One of those activities was Project Lead the Way, a national nonprofit that brings science, technology, engineering, and mathematics (STEM) curricula to students of all ages.
“I didn’t know what to expect,” Torres said. But, then he started to learn about electricity and how to build a circuit. He learned about soldering and computer programming. It was hands on. He liked it and was good at it.
“It helped shape me,” Torres said. “I had exposure to a career that I had never heard about before, but now I know I can do.”
He kept taking engineering classes and earning professional certifications at his high school, which is now the Austin College and Career Academy on the west side of Chicago. The Academy runs a broad career pathways program with Manufacturing Renaissance, a Chicago-based non-profit organization.
“I was on the verge of failing out of high school before I was exposed to these opportunities,” Torres said. “It’s changed my life completely.”
After graduation, Torres went on to work for several manufacturers, including Freedman Seating Company, a more than 100-year-old employer right in his own neighborhood. The company helped pay for Torres to go to school, get more certificates, and work his way up to training other employees on the machinery.

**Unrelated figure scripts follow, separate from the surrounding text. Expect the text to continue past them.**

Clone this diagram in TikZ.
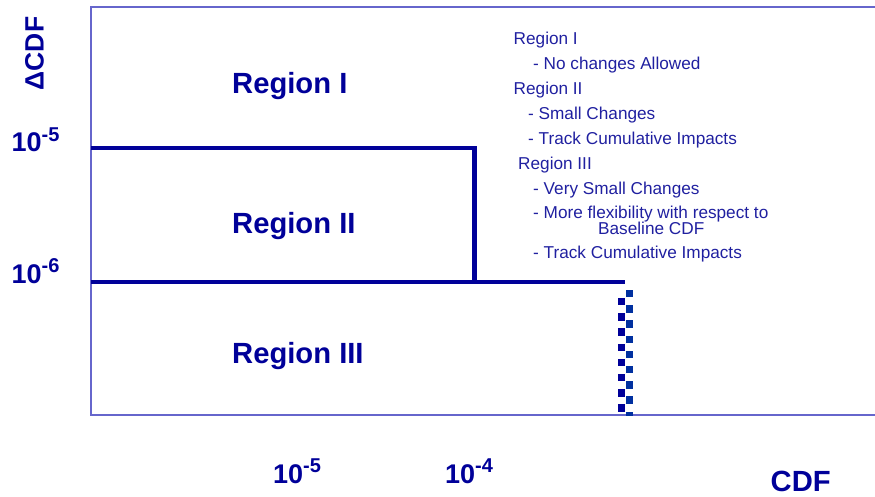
\documentclass[tikz,border=0pt]{standalone}
\usepackage{fontspec}
\setmainfont{Liberation Sans}
\definecolor{navy}{HTML}{000099}
\definecolor{frameblue}{HTML}{6666CC}
\definecolor{txtblue}{HTML}{2020A0}
\definecolor{checkb}{HTML}{0030A0}
\newcommand\expo[1]{\raisebox{10.5pt}{\fontsize{20}{20}\selectfont #1}}
\tikzset{
  frameline/.style={draw=frameblue, line width=2pt},
  thickline/.style={draw=navy, line width=4.5pt},
  biglabel/.style={inner sep=0pt, anchor=base west, text=navy, font=\fontsize{29.2}{31}\selectfont\bfseries},
  ticklabel/.style={inner sep=0pt, anchor=base west, text=navy, font=\fontsize{27}{30}\selectfont\bfseries},
  notetext/.style={inner sep=0pt, anchor=base west, text=txtblue, font=\fontsize{17.2}{19}\selectfont},
}
\begin{document}
\begin{tikzpicture}[x=1pt, y=-1pt]
\useasboundingbox (0,0) rectangle (875,496);
% frame
\coordinate (tl) at (91,6.5);
\coordinate (tr) at (876,6.5);
\coordinate (bl) at (91,414.7);
\coordinate (br) at (876,414.7);
\draw[frameline] (tr) -- (tl) -- (bl) -- (br);
% thick boundary lines
\coordinate (a1) at (91,148);
\coordinate (a2) at (474.5,148);
\coordinate (a3) at (474.5,282);
\coordinate (b1) at (91,282);
\coordinate (b2) at (625,282);
\draw[thickline, line join=miter] (a1) -- (a2) -- (a3);
\draw[thickline] (b1) -- (b2);
% checkered vertical boundary
\begin{scope}
\clip (610,284) rectangle (640,415.7);
\foreach \k in {0,...,8} {
  \fill[navy] (618.2,298+15.2*\k) rectangle +(7.2,7.3);
  \fill[checkb] (625.6,290+15.2*\k) rectangle +(7.7,7.3);
}
\end{scope}
% region labels
\node[biglabel] (r1) at (232,93.3) {Region I};
\node[biglabel] (r2) at (232,233.3) {Region II};
\node[biglabel] (r3) at (232,363.3) {Region III};
% y axis
\node[ticklabel] (y5) at (11.5,151.5) {10\expo{-5}};
\node[ticklabel] (y6) at (11.5,283.3) {10\expo{-6}};
\node[inner sep=0pt, anchor=base west, rotate=90, text=navy, font=\fontsize{26.5}{28}\selectfont\bfseries] (ylab) at (43.5,90.5) {ΔCDF};
% x axis
\node[ticklabel] (x5) at (273,483) {10\expo{-5}};
\node[ticklabel] (x4) at (445,483) {10\expo{-4}};
\node[biglabel] (xlab) at (770.5,491.3) {CDF};
% notes
\node[notetext] (n1) at (513.5,44) {Region I};
\node[notetext] (n2) at (533,69) {- No changes Allowed};
\node[notetext] (n3) at (513.5,94) {Region II};
\node[notetext] (n4) at (528,119) {- Small Changes};
\node[notetext] (n5) at (528,144) {- Track Cumulative Impacts};
\node[notetext] (n6) at (518,169) {Region III};
\node[notetext] (n7) at (533,194) {- Very Small Changes};
\node[notetext] (n8) at (533,218.5) {- More flexibility with respect to};
\node[notetext] (n9) at (598,234) {Baseline CDF};
\node[notetext] (n10) at (533,258) {- Track Cumulative Impacts};
\end{tikzpicture}
\end{document}
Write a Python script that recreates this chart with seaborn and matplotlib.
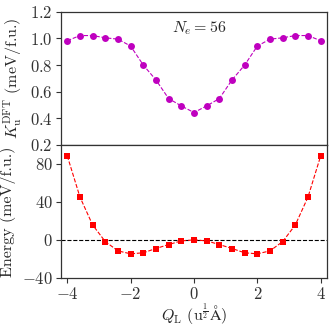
import numpy as np
import pandas as pd
import matplotlib
matplotlib.use("Agg")
import matplotlib.pyplot as plt
import seaborn as sns

q_l = [-4.0, -3.6, -3.2, -2.8, -2.4, -2.0, -1.6, -1.2, -0.8, -0.4, 0.0,
       0.4, 0.8, 1.2, 1.6, 2.0, 2.4, 2.8, 3.2, 3.6, 4.0]
k_u = [0.983, 1.022, 1.022, 1.005, 0.995, 0.943, 0.800, 0.688, 0.548, 0.493, 0.443,
       0.493, 0.548, 0.688, 0.800, 0.943, 0.995, 1.005, 1.022, 1.022, 0.983]
energy = [88.4, 45.1, 15.7, -1.8, -11.6, -14.7, -13.6, -9.1, -4.9, -1.1, 0.0,
          -1.1, -4.9, -9.1, -13.6, -14.7, -11.6, -1.8, 15.7, 45.1, 88.4]

df = pd.DataFrame({'Q': q_l, 'K': k_u, 'E': energy})

sns.set_style('ticks')
plt.rcParams['font.family'] = 'serif'
plt.rcParams['font.serif'] = ['cmr10']
plt.rcParams['mathtext.fontset'] = 'cm'
plt.rcParams['axes.formatter.use_mathtext'] = True
plt.rcParams['font.size'] = 11.5

fig = plt.figure(figsize=(3.33, 3.30), dpi=100)
ax1 = fig.add_axes([0.183, 0.561, 0.799, 0.403])
ax2 = fig.add_axes([0.183, 0.158, 0.799, 0.403])

sns.lineplot(data=df, x='Q', y='K', ax=ax1, color='m', marker='o', markersize=5,
             markeredgewidth=0, linestyle='--', linewidth=0.8)
sns.lineplot(data=df, x='Q', y='E', ax=ax2, color='r', marker='s', markersize=5,
             markeredgewidth=0, linestyle='--', linewidth=0.8)
ax2.axhline(0, color='k', linestyle='--', linewidth=0.8, zorder=0)

ax1.set_xlim(-4.2, 4.2)
ax2.set_xlim(-4.2, 4.2)
ax1.set_ylim(0.2, 1.2)
ax2.set_ylim(-40, 100)
ax1.set_yticks([0.2, 0.4, 0.6, 0.8, 1.0, 1.2])
ax2.set_yticks([-40, 0, 40, 80])
ax2.set_xticks([-4, -2, 0, 2, 4])
ax1.set_xticks([])
ax1.set_xlabel('')
ax1.set_ylabel(r'$K_\mathrm{u}^\mathrm{DFT}$ (meV/f.u.)')
ax2.set_ylabel('Energy (meV/f.u.)')
ax2.set_xlabel(r'$Q_\mathrm{L}$ (u$^{\frac{1}{2}}$$\mathrm{\AA}$)', labelpad=0)
ax1.text(0.52, 0.88, r'$N_e = 56$', transform=ax1.transAxes, ha='center', va='center')

for ax in (ax1, ax2):
    for s in ax.spines.values():
        s.set_visible(True)
        s.set_color('#333333')
        s.set_linewidth(0.9)
    ax.tick_params(direction='out', length=3.5, width=0.8, colors='#333333',
                   labelcolor='#333333', labelsize=12, pad=2.5)

fig.savefig('out.png', dpi=100)
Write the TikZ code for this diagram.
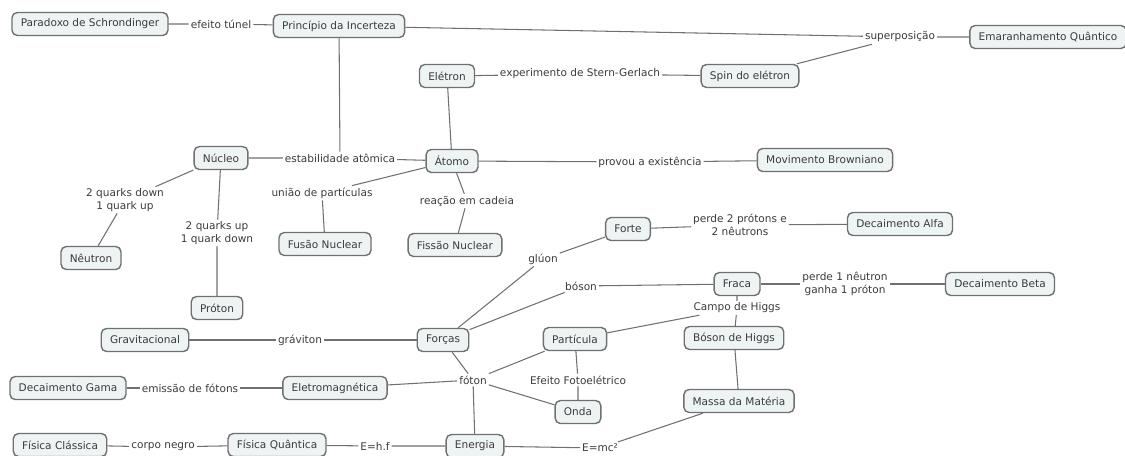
\documentclass[tikz,border=0pt]{standalone}
\usepackage{fontspec}
\setmainfont{DejaVu Sans}
\usepackage{tikz}
\definecolor{fundo}{HTML}{EEF3F4}
\definecolor{borda}{HTML}{707070}
\definecolor{texto}{HTML}{3C3C3C}
\tikzstyle{conceito} = [draw=borda, fill=fundo, line width=0.8pt, rectangle, rounded corners=3pt, minimum height=0.46cm, inner xsep=5pt, text=texto, font=\fontsize{6}{7}\selectfont]
\tikzstyle{ligacao} = [fill=white, inner sep=1pt, text=texto, align=center, font=\fontsize{6}{7}\selectfont]
\tikzstyle{linha} = [draw=borda, line width=0.6pt]

\begin{document}
\begin{tikzpicture}[x=0.02cm, y=-0.02cm]
	\useasboundingbox (0,0) rectangle (1125,456);
	% conceitos
	\node[conceito] (paradoxo) at (90,24) {Paradoxo de Schrondinger};
	\node[conceito] (incerteza) at (339,26) {Princípio da Incerteza};
	\node[conceito] (emaranhamento) at (1048,37) {Emaranhamento Quântico};
	\node[conceito] (eletron) at (447,76) {Elétron};
	\node[conceito] (spin) at (750,76) {Spin do elétron};
	\node[conceito] (nucleo) at (221,158) {Núcleo};
	\node[conceito] (atomo) at (452,161) {Átomo};
	\node[conceito] (browniano) at (825,160) {Movimento Browniano};
	\node[conceito] (forte) at (628,229) {Forte};
	\node[conceito] (alfa) at (900,224) {Decaimento Alfa};
	\node[conceito] (fusao) at (325,244) {Fusão Nuclear};
	\node[conceito] (fissao) at (455,245) {Fissão Nuclear};
	\node[conceito] (neutron) at (91,258) {Nêutron};
	\node[conceito] (proton) at (217,308) {Próton};
	\node[conceito] (fraca) at (737,284) {Fraca};
	\node[conceito] (beta) at (1000,284) {Decaimento Beta};
	\node[conceito] (gravitacional) at (145,340) {Gravitacional};
	\node[conceito] (forcas) at (443,340) {Forças};
	\node[conceito] (particula) at (575,339) {Partícula};
	\node[conceito] (higgs) at (734,338) {Bóson de Higgs};
	\node[conceito] (gama) at (68,388) {Decaimento Gama};
	\node[conceito] (eletromag) at (335,388) {Eletromagnética};
	\node[conceito] (onda) at (578,412) {Onda};
	\node[conceito] (massa) at (739,401) {Massa da Matéria};
	\node[conceito] (classica) at (60,445) {Física Clássica};
	\node[conceito] (quantica) at (277,445) {Física Quântica};
	\node[conceito] (energia) at (475,446) {Energia};
	% frases de ligacao
	\node[ligacao] (tunel) at (221,24) {efeito túnel};
	\node[ligacao] (superpos) at (900,37) {superposição};
	\node[ligacao] (stern) at (580,74) {experimento de Stern-Gerlach};
	\node[ligacao] (estab) at (340,158) {estabilidade atômica};
	\node[ligacao] (provou) at (650,162) {provou a existência};
	\node[ligacao] (uniao) at (322,193) {união de partículas};
	\node[ligacao] (reacao) at (467,201) {reação em cadeia};
	\node[ligacao] (qdown) at (125,200) {2 quarks down\\1 quark up};
	\node[ligacao] (qup) at (217,233) {2 quarks up\\1 quark down};
	\node[ligacao] (perde2) at (740,225) {perde 2 prótons e\\2 nêutrons};
	\node[ligacao] (gluon) at (543,259) {glúon};
	\node[ligacao] (boson) at (581,286) {bóson};
	\node[ligacao] (perde1) at (845,284) {perde 1 nêutron\\ganha 1 próton};
	\node[ligacao] (campo) at (737,308) {Campo de Higgs};
	\node[ligacao] (graviton) at (300,340) {gráviton};
	\node[ligacao] (foton) at (473,380) {fóton};
	\node[ligacao] (fotoel) at (578,380) {Efeito Fotoelétrico};
	\node[ligacao] (emissao) at (190,388) {emissão de fótons};
	\node[ligacao] (corpo) at (163,447) {corpo negro};
	\node[ligacao] (ehf) at (375,446) {E=h.f};
	\node[ligacao] (emc) at (600,448) {E=mc²};
	% ligacoes
	\draw[linha] (paradoxo) -- (tunel) -- (incerteza);
	\draw[linha] (incerteza) -- (superpos) -- (emaranhamento);
	\draw[linha] (spin) -- (superpos);
	\draw[linha] (incerteza) -- (estab);
	\draw[linha] (nucleo) -- (estab) -- (atomo);
	\draw[linha] (eletron) -- (stern) -- (spin);
	\draw[linha] (eletron) -- (atomo);
	\draw[linha] (atomo) -- (provou) -- (browniano);
	\draw[linha] (atomo) -- (uniao) -- (fusao);
	\draw[linha] (atomo) -- (reacao) -- (fissao);
	\draw[linha] (nucleo) -- (qdown) -- (neutron);
	\draw[linha] (nucleo) -- (qup) -- (proton);
	\draw[linha] (forte) -- (perde2) -- (alfa);
	\draw[linha] (forcas) -- (gluon) -- (forte);
	\draw[linha] (forcas) -- (boson) -- (fraca);
	\draw[linha] (fraca) -- (perde1) -- (beta);
	\draw[linha] (fraca) -- (campo) -- (higgs);
	\draw[linha] (particula) -- (campo);
	\draw[linha] (gravitacional) -- (graviton) -- (forcas);
	\draw[linha] (forcas) -- (foton) -- (particula);
	\draw[linha] (eletromag) -- (foton) -- (onda);
	\draw[linha] (foton) -- (energia);
	\draw[linha] (particula) -- (fotoel) -- (onda);
	\draw[linha] (higgs) -- (massa);
	\draw[linha] (gama) -- (emissao) -- (eletromag);
	\draw[linha] (classica) -- (corpo) -- (quantica);
	\draw[linha] (quantica) -- (ehf) -- (energia);
	\draw[linha] (energia) -- (emc) -- (massa);
\end{tikzpicture}
\end{document}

“I had a lot of opportunities to advance through the company. I felt like an asset and more than just a number,” he said.
Torres spoke with emotion about what the education pathway and workforce development experience did for his life. For example, at a young age he was able to travel. He learned to speak to groups about his experience, gaining self-confidence and a belief in his future. In his community, he said, too many people’s lives headed down unfortunate paths due to the lack of such opportunities.
“Words cannot express how grateful I am,” he said, emphasizing that he wants more people in the Chicago region to have the same options.
Now 23 years old, Torres is back where he started, counseling high school students in Austin as they learn about manufacturing and transition to the working world. He’s passionate about bringing together young people who need a career path and business who need strong employees -- and the benefits those connections will bring to communities across the region.
“Imagine we had 100 Torres Hughes who started out in high school learning about engineering and manufacturing, and they’re inspired to go to school and go to work. They feel confident that they can provide for themselves and they are prepared for life after school. It would be a much better place,” he said. “Part of the reason why the neighborhood that I lived in is in the condition it is in, is a lack of opportunities and a lack of exposure to these kind of careers. If I’ve never seen someone who looked like me in this position, how can I tell that I can do it?”
By 2050, Torres hopes programs and experiences like his are the norm, not the exception. He’s starting classes this fall at Harold Washington College with plans to major in Political Science and dreams of lifting more people up through workforce development programs.
“These are the programs where people go to build their skills, gain knowledge, and access, and that can change a community. It can build wealth, spread it, and share it,” Hughes said. “If there was more of this en masse, it would definitely bring communities up.”